107. Le requérant n’a présenté aucune demande au titre de frais et dépens. Partant, la Cour estime qu’il n’y a pas lieu de lui octroyer de somme à ce titre.

C. Intérêts moratoires

108. La Cour juge approprié de calquer le taux des intérêts moratoires sur le taux d’intérêt de la facilité de prêt marginal de la Banque centrale européenne majoré de trois points de pourcentage.
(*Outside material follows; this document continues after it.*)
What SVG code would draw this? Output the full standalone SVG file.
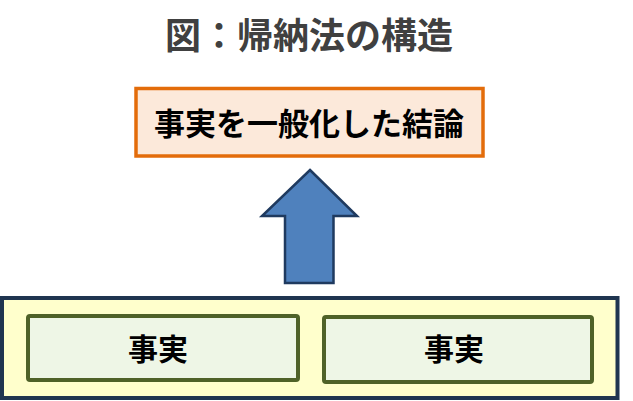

PAR CES MOTIFS, LA COUR, À L’UNANIMITÉ,

1. Déclare la requête recevable ;

2. Dit qu’il y a eu violation de l’article 3 de la Convention en ce qui concerne les conditions de détention dans le poste frontière de Tychero ;

3. Dit qu’il y a eu violation de l’article 13, combiné avec l’article 3 de la Convention, en ce qui concerne les défaillances de la procédure d’asile ;

4. Dit qu’il n’y a pas eu violation de l’article 5 § 1 de la Convention ;

5. Dit qu’il y a eu violation de l’article 5 § 4 de la Convention ;

6. Dit qu’il n’y a pas lieu d’examiner le grief tiré de l’article 5 § 2 de la Convention, ainsi que celui tiré de l’article 13, combiné avec l’article 3, visant l’effectivité du recours dénonçant les conditions de détention ;

7. Dit

a) que l’État défendeur doit verser au requérant, dans les trois mois, à compter du jour où l’arrêt sera devenu définitif conformément à l’article 44 § 2 de la Convention, 6 500 EUR (six mille cinq cent euros), plus tout montant pouvant être dû à titre d’impôt, pour dommage moral ;

b) qu’à compter de l’expiration dudit délai et jusqu’au versement, ce montant sera à majorer d’un intérêt simple à un taux égal à celui de la facilité de prêt marginal de la Banque centrale européenne applicable pendant cette période, augmenté de trois points de pourcentage ;

8. Rejette la demande de satisfaction équitable pour le surplus.

Fait en français, puis communiqué par écrit le 11 février 2016, en application de l’article 77 §§ 2 et 3 du règlement de la Cour.